During his recent run of charity shows, Johnny No-Name (a k a the
Backstreet
Boys' A.J. McLean) promised fans that when the Boys' new album comes
out in
October, 'N Sync will be saying "Bye, Bye, Bye" to its first-week
sales
record of nearly 2.4 million copies of No Strings Attached. 'N Sync,
however,
doesn't really consider those fighting words.

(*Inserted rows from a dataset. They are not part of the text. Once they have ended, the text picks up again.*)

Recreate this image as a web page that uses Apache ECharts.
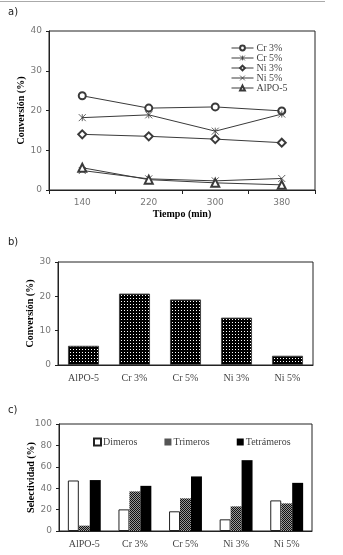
<!DOCTYPE html>
<html>
<head>
<meta charset="utf-8">
<script src="https://cdn.jsdelivr.net/npm/echarts@6/dist/echarts.min.js"></script>
<style>
  html, body { margin: 0; padding: 0; background: #fff; }
  #chart { width: 343px; height: 555px; }
</style>
</head>
<body>
<div id="chart"></div>
<script>
// a) conversion vs time
const tiempos = ['140', '220', '300', '380']
const cr3 = [23.7, 20.6, 20.9, 19.9]
const cr5 = [18.2, 18.9, 14.8, 19.1]
const ni3 = [14.0, 13.5, 12.8, 11.9]
const ni5 = [4.9, 2.8, 2.3, 2.9]
const alpo = [5.6, 2.6, 1.8, 1.3]

// b) conversion per catalyst
const catalizadores = ['AlPO-5', 'Cr 3%', 'Cr 5%', 'Ni 3%', 'Ni 5%']
const conversion = [5.6, 20.8, 19.1, 13.8, 2.7]

// c) selectivity
const dimeros = [47.2, 20.2, 18.4, 10.9, 28.6]
const trimeros = [5.0, 37.0, 30.5, 23.0, 25.8]
const tetrameros = [47.6, 42.2, 51.0, 66.2, 45.0]

const serif = '"Liberation Serif", "DejaVu Serif", serif'
const sans = '"DejaVu Sans", sans-serif'
const ink = '#222'
const lineInk = '#3a3a3a'

function pattern(size, draw) {
  const c = document.createElement('canvas')
  c.width = size
  c.height = size
  draw(c.getContext('2d'))
  return { image: c, repeat: 'repeat' }
}

// black with small white dots
const dots = pattern(3, ctx => {
  ctx.fillStyle = '#000'
  ctx.fillRect(0, 0, 3, 3)
  ctx.fillStyle = '#fff'
  ctx.fillRect(1, 1, 1, 1)
})

// dark grey checker
const checker = pattern(2, ctx => {
  ctx.fillStyle = '#111'
  ctx.fillRect(0, 0, 2, 2)
  ctx.fillStyle = '#999'
  ctx.fillRect(1, 0, 1, 1)
  ctx.fillRect(0, 1, 1, 1)
})

const starX = 'path://M0,0L10,10M10,0L0,10M5,0L5,10'
const crossX = 'path://M0,0L10,10M10,0L0,10'

function lineSeries(name, data, symbol, size) {
  return {
    name,
    type: 'line',
    xAxisIndex: 0,
    yAxisIndex: 0,
    data,
    symbol,
    symbolSize: size,
    lineStyle: { color: lineInk, width: 1 },
    itemStyle: { color: lineInk, borderColor: lineInk, borderWidth: 0.8 },
    emphasis: { disabled: true }
  }
}

const valueAxis = (gridIndex, max, interval, nameGap, name) => ({
  type: 'value',
  gridIndex,
  min: 0,
  max,
  interval,
  name,
  nameLocation: 'middle',
  nameGap,
  nameMoveOverlap: false,
  nameTextStyle: { fontFamily: serif, fontWeight: 'bold', fontSize: 10, color: '#000' },
  axisLine: { show: true, lineStyle: { color: ink } },
  axisTick: { show: true, length: 3, lineStyle: { color: ink } },
  axisLabel: { fontFamily: sans, fontSize: 9, color: '#777', margin: 7 },
  splitLine: { show: false }
})

const catAxis = (gridIndex, data, extra) => Object.assign({
  type: 'category',
  gridIndex,
  data,
  axisLine: { lineStyle: { color: ink } },
  axisTick: { show: false },
  axisLabel: { fontFamily: serif, fontSize: 10, color: '#444', margin: 8 },
  splitLine: { show: false }
}, extra)

const chart = echarts.init(document.getElementById('chart'))

chart.setOption({
  animation: false,
  backgroundColor: '#fff',
  title: [
    { text: 'a)', left: 3, top: 2, textStyle: { fontFamily: sans, fontSize: 10, fontWeight: 'normal', color: '#222' } },
    { text: 'b)', left: 3, top: 232, textStyle: { fontFamily: sans, fontSize: 10, fontWeight: 'normal', color: '#222' } },
    { text: 'c)', left: 3, top: 400, textStyle: { fontFamily: sans, fontSize: 10, fontWeight: 'normal', color: '#222' } }
  ],
  graphic: [
    { type: 'line', shape: { x1: 0, y1: 1.5, x2: 325, y2: 1.5 }, style: { stroke: '#aaa', lineWidth: 1 } }
  ],
  grid: [
    { left: 49, top: 31, width: 266, height: 159, show: true, borderColor: ink, borderWidth: 1 },
    { left: 58, top: 262, width: 255, height: 103, show: true, borderColor: ink, borderWidth: 1 },
    { left: 59, top: 424, width: 253, height: 107, show: true, borderColor: ink, borderWidth: 1 }
  ],
  legend: [
    {
      orient: 'vertical',
      left: 226,
      top: 38,
      itemWidth: 22,
      itemHeight: 6,
      itemGap: 0,
      itemStyle: { borderWidth: 0.8 },
      lineStyle: { width: 1 },
      textStyle: { fontFamily: serif, fontSize: 10, color: '#444', lineHeight: 9, padding: [0, 0, 0, -2] },
      data: ['Cr 3%', 'Cr 5%', 'Ni 3%', 'Ni 5%', 'AlPO-5']
    },
    {
      left: 88,
      top: 432,
      icon: 'rect',
      itemWidth: 7,
      itemHeight: 7,
      itemGap: 27,
      textStyle: { fontFamily: serif, fontSize: 10, color: '#444', padding: [0, 0, 0, -3] },
      data: ['Dimeros', 'Trimeros', 'Tetrámeros']
    }
  ],
  xAxis: [
    catAxis(0, tiempos, {
      name: 'Tiempo (min)',
      nameLocation: 'middle',
      nameGap: 19,
      nameMoveOverlap: false,
      nameTextStyle: { fontFamily: serif, fontWeight: 'bold', fontSize: 10, color: '#000' },
      axisTick: { show: true, length: 4, lineStyle: { color: ink } },
      axisLabel: { fontFamily: sans, fontSize: 9, color: '#777', margin: 8 }
    }),
    catAxis(1, catalizadores),
    catAxis(2, catalizadores)
  ],
  yAxis: [
    valueAxis(0, 40, 10, 23, 'Conversión (%)'),
    valueAxis(1, 30, 10, 23, 'Conversión (%)'),
    valueAxis(2, 100, 20, 23, 'Selectividad (%)')
  ],
  series: [
    lineSeries('Cr 3%', cr3, 'emptyCircle', 7),
    lineSeries('Cr 5%', cr5, starX, 7),
    lineSeries('Ni 3%', ni3, 'emptyDiamond', 8),
    lineSeries('Ni 5%', ni5, crossX, 7),
    lineSeries('AlPO-5', alpo, 'emptyTriangle', 8),
    {
      name: 'Conversión',
      type: 'bar',
      xAxisIndex: 1,
      yAxisIndex: 1,
      data: conversion,
      barCategoryGap: '39%',
      itemStyle: { color: dots, borderColor: '#444', borderWidth: 1 },
      emphasis: { disabled: true }
    },
    {
      name: 'Dimeros',
      type: 'bar',
      xAxisIndex: 2,
      yAxisIndex: 2,
      data: dimeros,
      barGap: '0%',
      barCategoryGap: '35%',
      itemStyle: { color: '#fff', borderColor: ink, borderWidth: 1 },
      emphasis: { disabled: true }
    },
    {
      name: 'Trimeros',
      type: 'bar',
      xAxisIndex: 2,
      yAxisIndex: 2,
      data: trimeros,
      barGap: '0%',
      barCategoryGap: '35%',
      itemStyle: { color: checker },
      emphasis: { disabled: true }
    },
    {
      name: 'Tetrámeros',
      type: 'bar',
      xAxisIndex: 2,
      yAxisIndex: 2,
      data: tetrameros,
      barGap: '0%',
      barCategoryGap: '35%',
      itemStyle: { color: '#000' },
      emphasis: { disabled: true }
    }
  ]
})
</script>
</body>
</html>
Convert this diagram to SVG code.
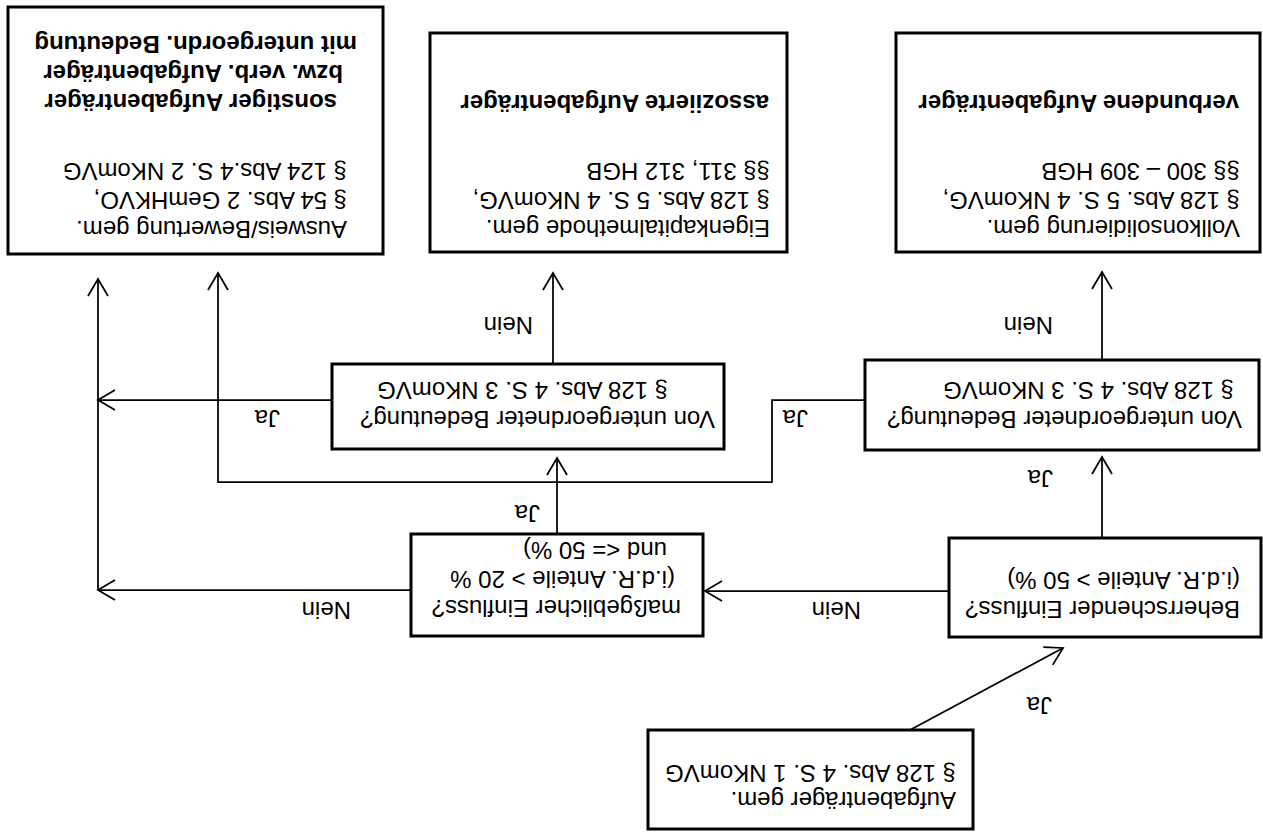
<svg xmlns="http://www.w3.org/2000/svg" width="1263" height="832" viewBox="0 0 1263 832">
<defs>
<style>
.box{fill:#fff;stroke:#000;stroke-width:3}
.t{font-family:"Liberation Sans",Arial,sans-serif;font-size:24px;fill:#000}
.b{font-weight:bold}
.c{fill:none;stroke:#000;stroke-width:1.75}
</style>
<marker id="ah" markerUnits="userSpaceOnUse" markerWidth="40" markerHeight="40" viewBox="-20 -20 40 40" refX="0" refY="0" orient="auto" overflow="visible">
<path d="M-17,-10 L0,0 L-17,10" fill="none" stroke="#000" stroke-width="1.75"/>
</marker>
</defs>
<rect width="1263" height="832" fill="#fff"/>
<g transform="rotate(180 631.5 416)">
<g id="connectors">
<line class="c" x1="353" y1="102" x2="200" y2="184" marker-end="url(#ah)"/>
<line class="c" x1="314" y1="241" x2="558" y2="241" marker-end="url(#ah)"/>
<line class="c" x1="161" y1="294" x2="161" y2="375" marker-end="url(#ah)"/>
<line class="c" x1="161" y1="472" x2="161" y2="560" marker-end="url(#ah)"/>
<polyline class="c" points="398,432 491,432 491,350 1045,350 1045,559" marker-end="url(#ah)"/>
<line class="c" x1="706" y1="298" x2="706" y2="374" marker-end="url(#ah)"/>
<line class="c" x1="710" y1="468" x2="710" y2="559" marker-end="url(#ah)"/>
<line class="c" x1="931" y1="432" x2="1165" y2="432" marker-end="url(#ah)"/>
<line class="c" x1="852" y1="242" x2="1165" y2="242" marker-end="url(#ah)"/>
<line class="c" x1="1165" y1="242" x2="1165" y2="553" marker-end="url(#ah)"/>
<text class="t" x="211" y="135">Ja</text>
<text class="t" x="402" y="230">Nein</text>
<text class="t" x="210" y="362">Ja</text>
<text class="t" x="210" y="515">Nein</text>
<text class="t" x="455" y="422">Ja</text>
<text class="t" x="723" y="327">Ja</text>
<text class="t" x="730" y="515">Nein</text>
<text class="t" x="983" y="422">Ja</text>
<text class="t" x="912" y="230">Nein</text>
</g>
<g id="node-aufgabentraeger">
<rect class="box" x="290" y="3" width="325" height="99"/>
<text class="t" x="307" y="40">Aufgabenträger gem.</text>
<text class="t" x="307" y="67">§ 128 Abs. 4 S. 1 NKomVG</text>
</g>
<g id="node-beherrschend">
<rect class="box" x="2" y="195" width="312" height="99"/>
<text class="t" x="23" y="231">Beherrschender Einfluss?</text>
<text class="t" x="23" y="260">(i.d.R. Anteile &gt; 50 %)</text>
</g>
<g id="node-massgeblich">
<rect class="box" x="560" y="196" width="292" height="102"/>
<text class="t" x="582" y="232">maßgeblicher Einfluss?</text>
<text class="t" x="588" y="261">(i.d.R. Anteile &gt; 20 %</text>
<text class="t" x="596" y="290">und &lt;= 50 %)</text>
</g>
<g id="node-untergeordnet-rechts">
<rect class="box" x="4" y="382" width="394" height="90"/>
<text class="t" x="21" y="421">Von untergeordneter Bedeutung?</text>
<text class="t" x="29" y="450">§ 128 Abs. 4 S. 3 NKomVG</text>
</g>
<g id="node-untergeordnet-links">
<rect class="box" x="539" y="383" width="392" height="85"/>
<text class="t" x="548" y="421">Von untergeordneter Bedeutung?</text>
<text class="t" x="595" y="450">§ 128 Abs. 4 S. 3 NKomVG</text>
</g>
<g id="node-verbunden">
<rect class="box" x="3" y="580" width="364" height="219"/>
<text class="t" x="23" y="612">Vollkonsolidierung gem.</text>
<text class="t" x="23" y="640">§ 128 Abs. 5 S. 4 NKomVG,</text>
<text class="t" x="23" y="669">§§ 300 – 309 HGB</text>
<text class="t b" x="24" y="737">verbundene Aufgabenträger</text>
</g>
<g id="node-assoziiert">
<rect class="box" x="476" y="580" width="357" height="219"/>
<text class="t" x="493" y="612">Eigenkapitalmethode gem.</text>
<text class="t" x="493" y="640">§ 128 Abs. 5 S. 4 NKomVG,</text>
<text class="t" x="493" y="669">§§ 311, 312 HGB</text>
<text class="t b" x="494" y="737">assoziierte Aufgabenträger</text>
</g>
<g id="node-sonstiger">
<rect class="box" x="880" y="578" width="375" height="247"/>
<text class="t" x="916" y="611">Ausweis/Bewertung gem.</text>
<text class="t" x="916" y="640">§ 54 Abs. 2 GemHKVO,</text>
<text class="t" x="916" y="669">§ 124 Abs.4 S. 2 NKomVG</text>
<text class="t b" x="926" y="738">sonstiger Aufgabenträger</text>
<text class="t b" x="920" y="767">bzw. verb. Aufgabenträger</text>
<text class="t b" x="906" y="796">mit untergeordn. Bedeutung</text>
</g>
</g>
</svg>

"I feel a little sorry for them," says the group's Joey Fatone, "just
for the
fact that they have to prove something. They're very successful at
what they
do, and very talented."
Adds Lance Bass, "It's funny. I wish we wouldn't have broken the
record,
because now it's going to be this focus every time someone releases
an album,
with [Britney Spears'] next album and everything. Then you lose the
whole
effect of the music.
"The thing is, if [the Backstreet Boys] don't break the record in
October,
what does that mean? Does it mean the album's going to suck? It's
going to be
good. I just hope if they don't break it, people still get it. That
doesn't
mean that it's not good."
During a lengthy teleconference Tuesday, Fatone and Bass revealed a
plethora
of plans that will keep 'N Sync busy well into 2001, including a
world tour,
a movie, and a third album that may include a collaboration with
Spears, who
co-starred on The New Mickey Mouse Club with 'N Syncers Justin
Timberlake and
J.C. Chasez and who is slated to be 'N Sync's tour partner in Europe
during
October.
"That has been talked about," says Bass of the Spears collaboration,
adding
that 'N Sync plans to start working on its third album during August
and
September, while on break from touring. "It would be one of the
hottest songs
ever, I think. I would want to do something like a Janet
Jackson-Michael
Jackson 'Scream' Ñ very edgy, very dance-oriented, because she's such
a
performer. I was actually talking with her the other day , 'OK, this
next
album, we're going to write something and it's going to be a killer,
killer
duet.' So maybe on the next album."
'N Sync has announced North American tour dates from May to July,
with Sisqo
opening, and Bass and Fatone say that they will make a return visit
to the
United States during the late fall and early winter. They'd like the
third
album to be released during the spring of 2001. But the big project
for next
year appears to be a feature film that's being produced by a company
Bass and
Fatone have set up. The movie will start filming next January, with a
release
in fall 2001. Full details will be announced during mid-May at the
Cannes
Film Festival, but Bass let a few tidbits slip.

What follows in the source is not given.